▶ [SOURCE DATA]:
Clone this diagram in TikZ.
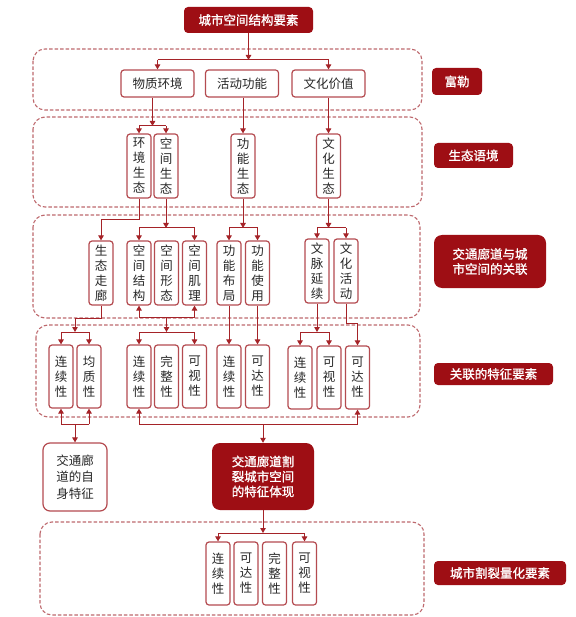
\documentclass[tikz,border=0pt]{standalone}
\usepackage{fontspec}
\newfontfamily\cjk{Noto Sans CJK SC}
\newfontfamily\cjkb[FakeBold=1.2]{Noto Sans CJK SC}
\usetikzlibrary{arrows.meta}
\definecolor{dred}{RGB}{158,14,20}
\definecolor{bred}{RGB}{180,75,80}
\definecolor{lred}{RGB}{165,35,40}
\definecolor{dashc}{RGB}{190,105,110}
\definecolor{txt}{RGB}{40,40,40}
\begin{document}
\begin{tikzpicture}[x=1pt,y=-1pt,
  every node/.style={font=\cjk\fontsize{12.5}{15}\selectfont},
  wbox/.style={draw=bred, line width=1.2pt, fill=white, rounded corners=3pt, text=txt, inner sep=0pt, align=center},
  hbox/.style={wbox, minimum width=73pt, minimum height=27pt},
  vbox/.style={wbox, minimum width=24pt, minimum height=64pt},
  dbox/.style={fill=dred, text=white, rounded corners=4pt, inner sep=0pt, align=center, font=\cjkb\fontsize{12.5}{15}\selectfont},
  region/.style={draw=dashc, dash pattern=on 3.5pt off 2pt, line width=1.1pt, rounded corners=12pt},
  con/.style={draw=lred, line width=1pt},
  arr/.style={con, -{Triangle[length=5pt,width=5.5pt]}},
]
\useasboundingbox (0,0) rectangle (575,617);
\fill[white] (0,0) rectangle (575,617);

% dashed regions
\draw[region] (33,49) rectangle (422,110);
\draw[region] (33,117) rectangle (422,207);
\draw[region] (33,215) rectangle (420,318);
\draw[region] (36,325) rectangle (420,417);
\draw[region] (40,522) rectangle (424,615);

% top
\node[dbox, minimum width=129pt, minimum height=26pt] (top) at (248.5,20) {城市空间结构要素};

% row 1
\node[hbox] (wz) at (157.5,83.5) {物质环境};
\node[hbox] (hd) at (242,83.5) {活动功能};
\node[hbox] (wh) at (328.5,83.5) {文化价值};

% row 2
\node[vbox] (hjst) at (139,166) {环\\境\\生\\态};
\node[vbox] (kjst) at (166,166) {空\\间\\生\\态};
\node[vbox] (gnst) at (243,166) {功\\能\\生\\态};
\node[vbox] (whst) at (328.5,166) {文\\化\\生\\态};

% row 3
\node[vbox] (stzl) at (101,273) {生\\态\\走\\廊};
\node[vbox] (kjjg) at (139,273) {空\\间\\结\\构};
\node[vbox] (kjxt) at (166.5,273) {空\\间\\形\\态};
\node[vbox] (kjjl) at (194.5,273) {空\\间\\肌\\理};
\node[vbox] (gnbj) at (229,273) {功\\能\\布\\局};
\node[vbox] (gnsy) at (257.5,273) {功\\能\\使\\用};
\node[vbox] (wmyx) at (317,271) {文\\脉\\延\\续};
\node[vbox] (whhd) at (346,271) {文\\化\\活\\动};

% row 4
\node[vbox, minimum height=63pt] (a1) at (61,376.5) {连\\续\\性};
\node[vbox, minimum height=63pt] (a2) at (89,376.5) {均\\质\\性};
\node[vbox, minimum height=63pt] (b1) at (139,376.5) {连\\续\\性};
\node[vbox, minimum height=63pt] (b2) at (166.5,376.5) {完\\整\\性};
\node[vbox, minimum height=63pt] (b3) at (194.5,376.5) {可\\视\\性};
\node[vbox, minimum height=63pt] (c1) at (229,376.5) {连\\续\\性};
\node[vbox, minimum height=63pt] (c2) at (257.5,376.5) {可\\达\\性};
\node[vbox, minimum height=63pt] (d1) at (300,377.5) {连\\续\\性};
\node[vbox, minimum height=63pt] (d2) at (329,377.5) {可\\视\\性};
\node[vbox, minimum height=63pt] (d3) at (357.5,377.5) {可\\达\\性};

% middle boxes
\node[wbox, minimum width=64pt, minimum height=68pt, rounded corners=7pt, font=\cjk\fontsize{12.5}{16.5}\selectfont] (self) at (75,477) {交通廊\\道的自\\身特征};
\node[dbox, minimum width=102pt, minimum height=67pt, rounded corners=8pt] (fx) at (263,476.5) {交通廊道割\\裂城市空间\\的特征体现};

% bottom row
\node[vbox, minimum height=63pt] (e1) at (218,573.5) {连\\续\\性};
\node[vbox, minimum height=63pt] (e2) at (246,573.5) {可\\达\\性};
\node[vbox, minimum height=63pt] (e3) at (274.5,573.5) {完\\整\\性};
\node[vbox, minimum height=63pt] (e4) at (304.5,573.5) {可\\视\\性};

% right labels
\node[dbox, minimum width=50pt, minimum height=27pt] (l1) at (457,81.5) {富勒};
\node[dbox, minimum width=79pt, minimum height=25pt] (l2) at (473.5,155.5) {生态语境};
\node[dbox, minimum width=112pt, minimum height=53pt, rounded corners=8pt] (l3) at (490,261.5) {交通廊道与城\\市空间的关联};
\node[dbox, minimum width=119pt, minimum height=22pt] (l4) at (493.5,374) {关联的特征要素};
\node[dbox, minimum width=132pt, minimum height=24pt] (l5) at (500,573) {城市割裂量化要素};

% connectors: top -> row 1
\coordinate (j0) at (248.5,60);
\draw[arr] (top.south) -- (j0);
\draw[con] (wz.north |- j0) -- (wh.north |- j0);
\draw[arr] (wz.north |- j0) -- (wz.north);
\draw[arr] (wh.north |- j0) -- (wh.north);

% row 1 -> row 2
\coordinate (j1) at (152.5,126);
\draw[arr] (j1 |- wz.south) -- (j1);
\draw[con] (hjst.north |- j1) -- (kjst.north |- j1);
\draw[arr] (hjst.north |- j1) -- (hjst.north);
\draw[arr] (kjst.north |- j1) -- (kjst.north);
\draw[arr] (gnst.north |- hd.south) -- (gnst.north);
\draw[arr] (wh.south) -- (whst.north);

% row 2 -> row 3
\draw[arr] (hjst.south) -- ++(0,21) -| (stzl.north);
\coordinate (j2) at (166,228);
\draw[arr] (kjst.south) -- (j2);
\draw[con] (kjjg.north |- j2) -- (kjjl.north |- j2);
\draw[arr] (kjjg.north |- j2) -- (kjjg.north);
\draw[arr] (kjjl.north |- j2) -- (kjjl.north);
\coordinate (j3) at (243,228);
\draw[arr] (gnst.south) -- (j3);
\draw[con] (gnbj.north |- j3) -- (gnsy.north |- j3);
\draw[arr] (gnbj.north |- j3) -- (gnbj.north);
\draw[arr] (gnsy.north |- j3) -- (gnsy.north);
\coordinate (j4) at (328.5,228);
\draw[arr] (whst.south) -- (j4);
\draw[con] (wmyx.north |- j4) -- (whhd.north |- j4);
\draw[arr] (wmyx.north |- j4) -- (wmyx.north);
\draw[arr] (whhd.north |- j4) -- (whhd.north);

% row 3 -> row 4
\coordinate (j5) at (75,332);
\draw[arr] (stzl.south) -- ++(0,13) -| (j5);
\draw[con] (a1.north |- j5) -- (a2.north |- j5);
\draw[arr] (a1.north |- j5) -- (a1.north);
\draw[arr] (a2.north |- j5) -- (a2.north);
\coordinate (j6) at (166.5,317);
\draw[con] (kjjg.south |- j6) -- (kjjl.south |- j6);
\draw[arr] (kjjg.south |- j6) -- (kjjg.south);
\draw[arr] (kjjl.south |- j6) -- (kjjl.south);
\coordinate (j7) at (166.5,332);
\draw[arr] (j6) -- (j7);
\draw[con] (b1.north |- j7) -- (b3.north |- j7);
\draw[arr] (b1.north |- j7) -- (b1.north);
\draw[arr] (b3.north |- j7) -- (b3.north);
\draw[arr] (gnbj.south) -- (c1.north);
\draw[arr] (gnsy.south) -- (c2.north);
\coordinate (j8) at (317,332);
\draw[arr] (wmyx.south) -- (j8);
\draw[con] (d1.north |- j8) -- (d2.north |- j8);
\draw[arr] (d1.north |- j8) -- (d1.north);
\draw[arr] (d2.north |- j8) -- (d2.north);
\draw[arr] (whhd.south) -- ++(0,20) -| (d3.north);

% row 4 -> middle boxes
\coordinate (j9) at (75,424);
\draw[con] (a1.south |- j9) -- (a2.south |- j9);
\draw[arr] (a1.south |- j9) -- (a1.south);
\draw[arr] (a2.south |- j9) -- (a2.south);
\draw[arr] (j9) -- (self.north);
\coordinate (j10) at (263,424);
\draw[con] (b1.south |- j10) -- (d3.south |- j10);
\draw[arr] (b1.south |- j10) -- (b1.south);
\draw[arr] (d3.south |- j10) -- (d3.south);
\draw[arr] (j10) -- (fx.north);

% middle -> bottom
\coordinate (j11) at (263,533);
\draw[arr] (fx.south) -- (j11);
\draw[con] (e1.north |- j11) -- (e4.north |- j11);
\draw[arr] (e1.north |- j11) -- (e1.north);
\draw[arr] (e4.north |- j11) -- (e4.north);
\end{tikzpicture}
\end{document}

▶ [EXERCISE REQUIREMENTS]: Each line from the top of the material through the line containing "minimum width=129pt, minimum" should be reproduced exactly; please drop any images.

▶ [OUTPUT BELOW]:
Clone this diagram in TikZ.
\documentclass[tikz,border=0pt]{standalone}
\usepackage{fontspec}
\newfontfamily\cjk{Noto Sans CJK SC}
\newfontfamily\cjkb[FakeBold=1.2]{Noto Sans CJK SC}
\usetikzlibrary{arrows.meta}
\definecolor{dred}{RGB}{158,14,20}
\definecolor{bred}{RGB}{180,75,80}
\definecolor{lred}{RGB}{165,35,40}
\definecolor{dashc}{RGB}{190,105,110}
\definecolor{txt}{RGB}{40,40,40}
\begin{document}
\begin{tikzpicture}[x=1pt,y=-1pt,
  every node/.style={font=\cjk\fontsize{12.5}{15}\selectfont},
  wbox/.style={draw=bred, line width=1.2pt, fill=white, rounded corners=3pt, text=txt, inner sep=0pt, align=center},
  hbox/.style={wbox, minimum width=73pt, minimum height=27pt},
  vbox/.style={wbox, minimum width=24pt, minimum height=64pt},
  dbox/.style={fill=dred, text=white, rounded corners=4pt, inner sep=0pt, align=center, font=\cjkb\fontsize{12.5}{15}\selectfont},
  region/.style={draw=dashc, dash pattern=on 3.5pt off 2pt, line width=1.1pt, rounded corners=12pt},
  con/.style={draw=lred, line width=1pt},
  arr/.style={con, -{Triangle[length=5pt,width=5.5pt]}},
]
\useasboundingbox (0,0) rectangle (575,617);
\fill[white] (0,0) rectangle (575,617);

% dashed regions
\draw[region] (33,49) rectangle (422,110);
\draw[region] (33,117) rectangle (422,207);
\draw[region] (33,215) rectangle (420,318);
\draw[region] (36,325) rectangle (420,417);
\draw[region] (40,522) rectangle (424,615);

% top
\node[dbox, minimum width=129pt, minimum height=26pt] (top) at (248.5,20) {城市空间结构要素};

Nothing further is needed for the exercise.